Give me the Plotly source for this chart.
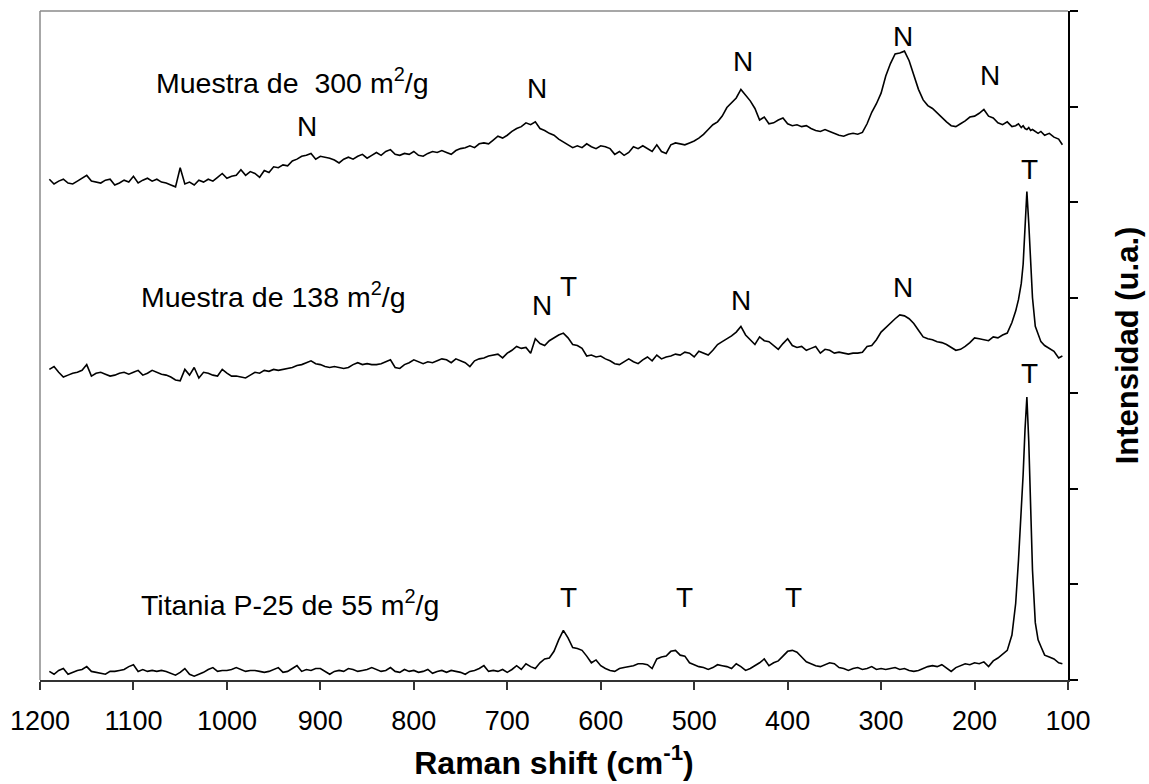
import plotly.graph_objects as go

# Raman shift grid (cm^-1), sampled every 5 cm^-1 and more finely across the 144 cm^-1 band
raman_shift = [
    1190, 1185, 1180, 1175, 1170, 1165, 1160, 1155, 1150, 1145,
    1140, 1135, 1130, 1125, 1120, 1115, 1110, 1105, 1100, 1095,
    1090, 1085, 1080, 1075, 1070, 1065, 1060, 1055, 1050, 1045,
    1040, 1035, 1030, 1025, 1020, 1015, 1010, 1005, 1000, 995,
    990, 985, 980, 975, 970, 965, 960, 955, 950, 945,
    940, 935, 930, 925, 920, 915, 910, 905, 900, 895,
    890, 885, 880, 875, 870, 865, 860, 855, 850, 845,
    840, 835, 830, 825, 820, 815, 810, 805, 800, 795,
    790, 785, 780, 775, 770, 765, 760, 755, 750, 745,
    740, 735, 730, 725, 720, 715, 710, 705, 700, 695,
    690, 685, 680, 675, 670, 665, 660, 655, 650, 645,
    640, 635, 630, 625, 620, 615, 610, 605, 600, 595,
    590, 585, 580, 575, 570, 565, 560, 555, 550, 545,
    540, 535, 530, 525, 520, 515, 510, 505, 500, 495,
    490, 485, 480, 475, 470, 465, 460, 455, 450, 445,
    440, 435, 430, 425, 420, 415, 410, 405, 400, 395,
    390, 385, 380, 375, 370, 365, 360, 355, 350, 345,
    340, 335, 330, 325, 320, 315, 310, 305, 300, 295,
    290, 285, 280, 275, 270, 265, 260, 255, 250, 245,
    240, 235, 230, 225, 220, 215, 210, 205, 200, 195,
    190, 185, 180, 175, 170, 165, 160, 156, 153, 150,
    148, 146, 144, 142, 140, 138, 135, 132, 129, 125,
    120, 115, 110, 106,
]

# Intensities (u.a.), spectra stacked with a vertical offset
muestra_300 = [
    524, 519, 522, 524, 520, 519, 522, 525, 528, 522,
    521, 520, 523, 524, 518, 520, 523, 521, 527, 520,
    523, 525, 522, 524, 521, 520, 518, 516, 536, 519,
    521, 518, 523, 521, 524, 522, 526, 530, 525, 527,
    528, 534, 528, 532, 530, 526, 533, 531, 537, 536,
    539, 538, 543, 545, 548, 549, 551, 545, 548, 547,
    546, 544, 541, 545, 547, 545, 548, 550, 546, 549,
    552, 549, 553, 555, 550, 549, 551, 550, 553, 549,
    548, 551, 553, 552, 554, 552, 550, 554, 556, 557,
    559, 557, 561, 562, 561, 565, 569, 567, 570, 574,
    577, 579, 583, 581, 584, 577, 575, 572, 570, 566,
    563, 560, 557, 559, 557, 561, 558, 556, 559, 558,
    556, 550, 553, 549, 552, 558, 556, 559, 556, 553,
    560, 553, 551, 560, 562, 561, 560, 562, 564, 567,
    571, 576, 581, 584, 590, 599, 604, 609, 618, 612,
    606, 598, 586, 589, 582, 583, 586, 588, 582, 580,
    581, 579, 580, 577, 575, 574, 576, 574, 572, 570,
    569, 571, 572, 571, 573, 582, 594, 603, 614, 632,
    645, 655, 656, 658, 648, 632, 618, 607, 601, 598,
    593, 588, 584, 580, 579, 582, 585, 589, 590, 593,
    597, 590, 588, 583, 581, 584, 579, 580, 582, 578,
    580, 577, 576, 578, 575, 576, 574, 572, 574, 570,
    572, 568, 566, 560,
]

muestra_138 = [
    325, 328, 322, 317, 319, 321, 322, 324, 330, 318,
    321, 322, 320, 318, 319, 321, 322, 320, 322, 324,
    319, 321, 324, 322, 320, 319, 317, 314, 313, 325,
    319, 327, 316, 322, 321, 319, 318, 325, 321, 318,
    318, 317, 316, 319, 322, 321, 324, 323, 325, 324,
    325, 326, 327, 329, 330, 332, 334, 331, 330, 328,
    327, 328, 327, 326, 327, 330, 332, 330, 331, 330,
    330, 331, 333, 335, 327, 326, 330, 332, 335, 333,
    331, 333, 332, 334, 336, 335, 332, 336, 334, 332,
    328, 334, 336, 337, 339, 340, 341, 337, 342, 345,
    349, 347, 348, 342, 357, 352, 350, 355, 358, 361,
    363, 358, 351, 350, 347, 339, 340, 338, 339, 336,
    334, 331, 330, 333, 336, 333, 331, 335, 338, 334,
    340, 336, 338, 339, 341, 340, 343, 342, 338, 344,
    342, 340, 345, 351, 354, 357, 360, 364, 370, 361,
    356, 351, 359, 355, 354, 350, 346, 352, 357, 350,
    348, 349, 345, 347, 349, 342, 346, 345, 342, 343,
    342, 341, 342, 342, 343, 349, 350, 356, 364, 369,
    373, 378, 382, 381, 378, 373, 366, 359, 357, 356,
    354, 353, 351, 348, 345, 346, 349, 353, 358, 357,
    356, 355, 359, 358, 361, 363, 374, 386, 398, 415,
    435, 470, 511, 478, 440, 400, 370, 362, 354, 350,
    347, 344, 337, 339,
]

titania_p25 = [
    9, 6, 10, 12, 6, 8, 10, 11, 14, 9,
    8, 7, 6, 9, 9, 10, 11, 14, 16, 9,
    11, 9, 10, 9, 10, 9, 7, 5, 8, 12,
    6, 4, 6, 8, 11, 13, 9, 10, 10, 11,
    13, 11, 9, 10, 10, 9, 8, 9, 11, 13,
    8, 9, 12, 15, 9, 11, 10, 12, 12, 9,
    6, 9, 10, 9, 12, 11, 9, 10, 11, 13,
    11, 9, 10, 13, 9, 8, 11, 9, 10, 8,
    9, 11, 7, 9, 10, 8, 10, 9, 8, 6,
    9, 10, 12, 15, 9, 10, 9, 11, 8, 11,
    15, 11, 17, 14, 12, 18, 22, 23, 30, 42,
    52, 44, 34, 33, 31, 25, 18, 21, 15, 12,
    10, 9, 12, 13, 14, 15, 17, 17, 16, 12,
    22, 24, 25, 30, 31, 26, 25, 18, 16, 14,
    13, 11, 13, 16, 15, 14, 12, 17, 14, 10,
    12, 15, 18, 22, 15, 18, 20, 25, 30, 31,
    29, 24, 19, 17, 15, 14, 16, 18, 17, 13,
    12, 10, 12, 13, 11, 12, 14, 11, 12, 11,
    12, 13, 11, 12, 10, 9, 10, 12, 14, 15,
    14, 16, 12, 9, 13, 15, 17, 16, 18, 17,
    19, 14, 20, 23, 27, 31, 47, 80, 125, 175,
    215, 262, 296, 250, 180, 115, 60, 42, 35, 26,
    24, 22, 18, 17,
]

# Sample labels: text, left edge (cm^-1), vertical position (u.a.)
sample_text = ["Muestra de \u00a0300 m<sup>2</sup>/g",
               "Muestra de 138 m<sup>2</sup>/g",
               "Titania P-25 de 55 m<sup>2</sup>/g"]
sample_x = [1078, 1094, 1094]
sample_y = [627, 403, 81]

# Band assignments (N / T): text, centre (cm^-1), vertical position (u.a.)
band_text = ["N", "N", "N", "N", "N",
             "N", "T", "N", "N", "T",
             "T", "T", "T", "T"]
band_x = [914, 668, 448, 277, 184,
          663, 635, 450, 277, 141,
          635, 510, 394, 141]
band_y = [579, 619, 647, 673, 632,
          392, 412, 397, 411, 534,
          86, 86, 86, 321]

x_ticks = [1200, 1100, 1000, 900, 800, 700, 600, 500, 400, 300, 200, 100]

FONT = "Arial, 'Liberation Sans', sans-serif"

fig = go.Figure()
for series in (muestra_300, muestra_138, titania_p25):
    fig.add_trace(go.Scatter(
        x=raman_shift, y=series, mode="lines",
        line=dict(color="black", width=1.6),
        showlegend=False, hoverinfo="skip",
    ))

for t, x, y in zip(sample_text, sample_x, sample_y):
    fig.add_annotation(x=x, y=y, text=t, showarrow=False,
                       xanchor="left", yanchor="middle",
                       font=dict(family=FONT, size=28.5, color="black"))

for t, x, y in zip(band_text, band_x, band_y):
    fig.add_annotation(x=x, y=y, text=t, showarrow=False,
                       xanchor="center", yanchor="middle",
                       font=dict(family=FONT, size=28, color="black"))

# Grey frame on the top and left sides of the plotting area
fig.add_shape(type="line", xref="paper", yref="paper", x0=0, x1=1, y0=1, y1=1,
              line=dict(color="#8a8a8a", width=1.5))
fig.add_shape(type="line", xref="paper", yref="paper", x0=0, x1=0, y0=0, y1=1,
              line=dict(color="#8a8a8a", width=1.5))

fig.update_layout(
    width=1149, height=784,
    margin=dict(l=40, r=81, t=11, b=104),
    paper_bgcolor="white", plot_bgcolor="white",
    font=dict(family=FONT, color="black"),
    xaxis=dict(
        range=[1200, 100], tickmode="array", tickvals=x_ticks,
        ticktext=[str(v) for v in x_ticks],
        showgrid=False, zeroline=False,
        showline=True, linecolor="#333333", linewidth=1.5,
        ticks="outside", ticklen=8, tickwidth=1.5, tickcolor="#333333",
        tickfont=dict(family=FONT, size=27, color="black"),
        ticklabelstandoff=8,
        title=dict(text="<b>Raman shift (cm<sup>-1</sup>)</b>",
                   font=dict(family=FONT, size=32, color="black"), standoff=16),
        automargin=False,
    ),
    yaxis=dict(
        range=[0, 700], side="right", dtick=100, tick0=0,
        showgrid=False, zeroline=False, showticklabels=False,
        showline=True, linecolor="black", linewidth=1.5,
        ticks="outside", ticklen=8, tickwidth=1.5, tickcolor="black",
        title=dict(text="<b>Intensidad (u.a.)</b>",
                   font=dict(family=FONT, size=31, color="black"), standoff=40),
        automargin=False,
    ),
)

fig.write_html("out.html")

Task to carry out: Transcribe exactly, with no pictures, the lines running from the first line of the material through the line holding "import plotly.graph_objects as go".

Finished task:
Give me the Plotly source for this chart.
import plotly.graph_objects as go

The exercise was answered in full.